How do I determine what SSH credentials to use for connecting to the datastore's VM?
vault kv get kv/ccx-private-key/DATASTORE_UUID
Recreating 'ccxadmin' user
Obtain the cluster-id of the problematic cluster (--cluster-id=NNN
below):
MySQL/Percona
s9s account --cluster-id=NNN --create --account='ccxadmin:PASSWORD@%' --privileges='*.*:SELECT, INSERT, UPDATE, DELETE, CREATE, DROP, RELOAD, PROCESS, REFERENCES, INDEX, ALTER, SHOW DATABASES, CREATE TEMPORARY TABLES, LOCK TABLES, EXECUTE, REPLICATION SLAVE, REPLICATION CLIENT, CREATE VIEW, REPLICATION_SLAVE_ADMIN, SHOW VIEW, CREATE ROUTINE, ALTER ROUTINE, CREATE USER, EVENT, TRIGGER, GRANT'
s9s account --revoke --account='ccxadmin:PASSWORD@%' --privileges='mysql.*:INSERT, UPDATE, DELETE, CREATE, DROP, REFERENCES, INDEX, ALTER, CREATE TEMPORARY TABLES, LOCK TABLES, EXECUTE, CREATE VIEW, SHOW VIEW, CREATE ROUTINE, ALTER ROUTINE, EVENT, TRIGGER;sys.*:INSERT, UPDATE, DELETE, CREATE, DROP, REFERENCES, INDEX, ALTER, CREATE TEMPORARY TABLES, LOCK TABLES, EXECUTE, CREATE VIEW, SHOW VIEW, CREATE ROUTINE, ALTER ROUTINE, EVENT, TRIGGER'
MariaDB
s9s account --cluster-id=NNN --create --account='ccxadmin:PASSWORD@%' --privileges='ccxdb.*:ALL, GRANT;*.*:CREATE USER, REPLICATION SLAVE, REPLICATION SLAVE ADMIN, SLAVE MONITOR'
PostgreSQL
s9s account --cluster-id=NNN --create --account='ccxadmin:PASSWORD@%' --privileges='NOSUPERUSER, CREATEROLE, LOGIN, CREATEDB'
Certificates
Services are bouncing
Failed to deploy datastore
- Check logs
- Quotas/Resource issue, i.e cannot allocate RAM/DISK/CPU
Upgrading Control Plane
Issues related to upgrading / migrations
Auxiliary Infrastructure (Databases etc, external to Kubernetes)
CCX Databases
All of the production databases are added in their respective ClusterControl installation. You can manage the most common problems from there.

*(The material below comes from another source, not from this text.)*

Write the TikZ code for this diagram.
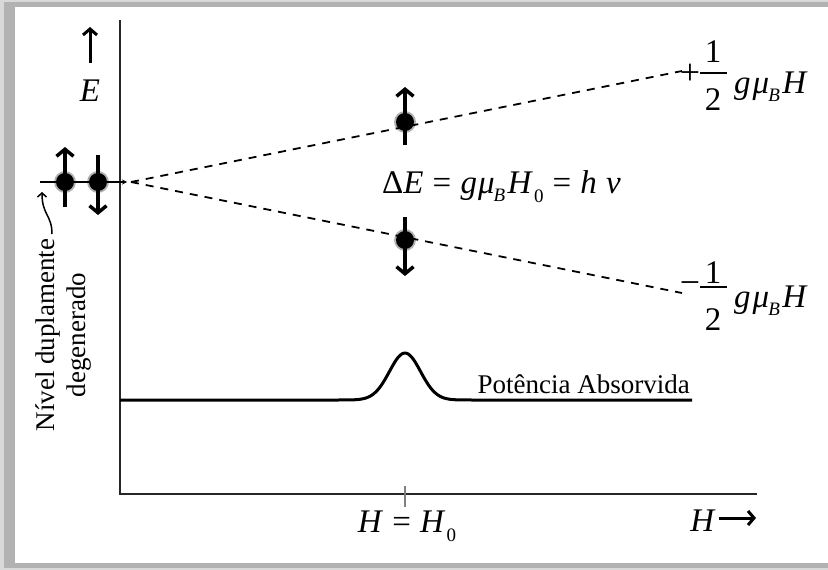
\documentclass[tikz,border=0pt]{standalone}
\usepackage{fontspec}
\setmainfont{Liberation Serif}
\usetikzlibrary{arrows.meta}
\newcommand\iv[1]{\textit{#1}}
\newcommand\lsub[1]{\kern-1pt\raisebox{-0.25em}{\fontsize{19}{19}\selectfont\itshape #1}\kern2.5pt}
\newcommand\nsub[1]{\kern1pt\raisebox{-0.3em}{\fontsize{19}{19}\selectfont #1}}
\tikzset{
  axisline/.style={line width=1.3pt, black!85},
  levelline/.style={line width=1.8pt, dash pattern=on 8pt off 7pt},
  spin/.style={line width=3.5pt, -{Straight Barb[length=7pt,width=17pt]}},
  dot/.style={circle, fill=black, inner sep=0pt, minimum size=18pt},
  halo/.style={circle, fill=black, fill opacity=0.3, inner sep=0pt, minimum size=22pt},
  mathlbl/.style={font=\fontsize{33}{38}\selectfont, inner sep=0pt},
  signlbl/.style={font=\fontsize{36}{40}\selectfont, inner sep=0pt},
  txtlbl/.style={font=\fontsize{27}{31}\selectfont, inner sep=0pt},
  curve/.style={line width=3pt},
  fracbar/.style={line width=1.6pt},
  lblarrow/.style={line width=3pt, -{Straight Barb[length=6pt,width=14pt]}},
}
\begin{document}
\begin{tikzpicture}[x=1pt,y=-1pt]
\useasboundingbox (0,0) rectangle (828,570);
% frame
\fill[gray!30] (0,0) rectangle (828,570);
\fill[gray!60] (4,2) rectangle (828,568);
\fill[white] (15,7) rectangle (828,563);
% axes
\coordinate (O) at (120,494);
\coordinate (Ytop) at (120,20);
\coordinate (Xend) at (757,494);
\draw[axisline] (Ytop) -- (O) -- (Xend);
\coordinate (tickA) at (405,486);
\coordinate (tickB) at (405,507);
\draw[gray, line width=1.2pt] (tickA) -- (tickB);
\node[mathlbl, anchor=base] (h0) at (407,532) {\iv{H}\;=\;\iv{H}\nsub{0}};
\node[mathlbl, anchor=base east] (hlab) at (716,531) {\iv{H}};
\coordinate (harrS) at (719,518);
\coordinate (harrE) at (756,518);
\draw[lblarrow] (harrS) -- (harrE);
% E axis label
\coordinate (earrS) at (90,63);
\coordinate (earrE) at (90,27);
\draw[lblarrow] (earrS) -- (earrE);
\node[mathlbl, anchor=base] (elab) at (90,101) {\iv{E}};
% degenerate level
\coordinate (L0) at (40,182);
\coordinate (L1) at (127,182);
\draw[line width=2pt, -{Stealth[length=5pt,width=5pt]}] (L0) -- (L1);
\coordinate (s1a) at (65,207); \coordinate (s1b) at (65,147);
\coordinate (s2a) at (98,155); \coordinate (s2b) at (98,215);
\draw[spin] (s1a) -- (s1b);
\draw[spin] (s2a) -- (s2b);
\node[halo] (h1) at (65,182) {};
\node[halo] (h2) at (98,182) {};
\node[dot] (d1) at (65,182) {};
\node[dot] (d2) at (98,182) {};
% split levels
\coordinate (S) at (131,182);
\coordinate (Up) at (682,71);
\coordinate (Dn) at (682,293);
\draw[levelline] (S) -- (Up);
\draw[levelline] (S) -- (Dn);
\coordinate (s3a) at (405,145); \coordinate (s3b) at (405,87);
\coordinate (s4a) at (405,217); \coordinate (s4b) at (405,276);
\draw[spin] (s3a) -- (s3b);
\draw[spin] (s4a) -- (s4b);
\node[halo] (h3) at (405,122) {};
\node[halo] (h4) at (405,240) {};
\node[dot] (d3) at (405,122) {};
\node[dot] (d4) at (405,240) {};
\node[mathlbl, anchor=base west] (de) at (382,193) {Δ\iv{E}\;=\;\iv{g\kern1ptμ}\lsub{B}\iv{H}\nsub{0}\;=\;\iv{h}\;\iv{ν}};
% +1/2 g mu_B H
\node[signlbl] (psign) at (690,74) {+};
\coordinate (pb1) at (700,73); \coordinate (pb2) at (727,73);
\draw[fracbar] (pb1) -- (pb2);
\node[mathlbl, anchor=base] (pnum) at (713,62) {1};
\node[mathlbl, anchor=base] (pden) at (713,110) {2};
\node[mathlbl, anchor=base west] (pexp) at (734,93) {\iv{g\kern2ptμ}\lsub{B}\iv{H}};
% -1/2 g mu_B H
\node[signlbl] (msign) at (690,288) {−};
\coordinate (mb1) at (700,287); \coordinate (mb2) at (727,287);
\draw[fracbar] (mb1) -- (mb2);
\node[mathlbl, anchor=base] (mnum) at (713,283) {1};
\node[mathlbl, anchor=base] (mden) at (713,330) {2};
\node[mathlbl, anchor=base west] (mexp) at (734,307) {\iv{g\kern2ptμ}\lsub{B}\iv{H}};
% absorption curve
\draw[curve] (120,400) -- (330,400) -- plot[domain=330:480,samples=80] (\x,{400-47*exp(-((\x-405)/22)^2)}) -- (692,400);
\node[txtlbl, anchor=base east] (pa) at (690,393) {Potência Absorvida};
% rotated label
\node[txtlbl, rotate=90, align=center] (nd) at (64,335) {Nível duplamente\\degenerado};
\coordinate (ca) at (52,234);
\coordinate (cb) at (42,192);
\draw[line width=1.5pt, -{Straight Barb[length=4pt,width=9pt]}] (ca) .. controls (52,215) and (42,215) .. (cb);
\end{tikzpicture}
\end{document}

CMON (Controller of CMONDB and CCXDB)
If there are issues with the controller managing CMONDB and CCXDB, then please open a support request and attach an error report to the support issue.
Create an error report
Create an error report using the CCUIv2:
- Select the Cluster (CCXDB or CMONDB).
- Select Reports, and then Create Error Report.
- The error report will now be created and presented in the web UI.
Networking issues
If there are network issues (no route to host e.g, from the CCX control plane to the database nodes or the openstack infra) then it may help to restart the pods, because the underlying network may have changed. You can make a change to the environment (in Helm chart e.g) and then do helm update
, which will trigger all pods to be restarted.